Thanks for the kind words. My haunt has come a long way over the past 7 years.


----------



## drevilstein (Sep 17, 2013)

awesome haunt, terrific detailing!


----------



## Spooky1 (Aug 25, 2008)

Great looking haunt. I love the variety of creatures you have.


----------



## IMU (Apr 8, 2009)

Great work again ... always stepping it up!


----------



## nimblemonkey (Aug 21, 2011)

really great backstory to tie it all together- I really like the creepiness of morphed beings- hominid looking goat, creatures rising from the earth, crazy morphed wolf, and really liked the great worm crawling through your yard. nicely done!


----------



## madscientist70 (Aug 7, 2009)

Wow Chris Just seeing this Now!! Awesome work!


----------



## pes142 (May 9, 2016)

How did you make the worm creature? That worm was awesome looking!


----------



## HauntCast (Jul 25, 2008)

I made the worm with Dryer tube cut and mounted to small square plywood bases, covered in shrink wrap and spray painted. I sculpted the mouth and fangs using Free Form Air. The teeth are pumpkin teeth and inner mouth is spray foam.
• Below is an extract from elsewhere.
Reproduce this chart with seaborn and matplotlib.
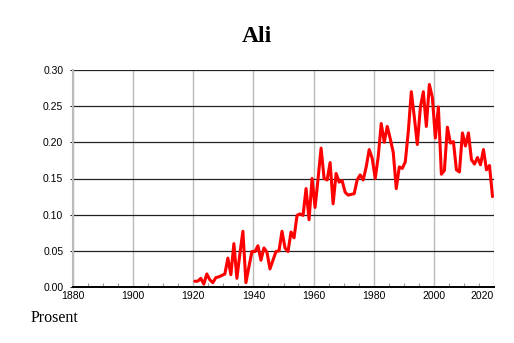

I might have coated the shrink wrap with liquid latex, but can't remember.


----------



## pes142 (May 9, 2016)

HauntCast said:


> I made the worm with Dryer tube cut and mounted to small square plywood bases, covered in shrink wrap and spray painted. I sculpted the mouth and fangs using Free Form Air. The teeth are pumpkin teeth and inner mouth is spray foam. I might have coated the shrink wrap with liquid latex, but can't remember.


Thanks! I'm going to try this, hopefully my results will look similar to yours.


----------



## GothicCandle (Mar 26, 2007)

wow! such detail. I audibly said "ooo! neat!" when i saw the wolf, and then it moved!


----------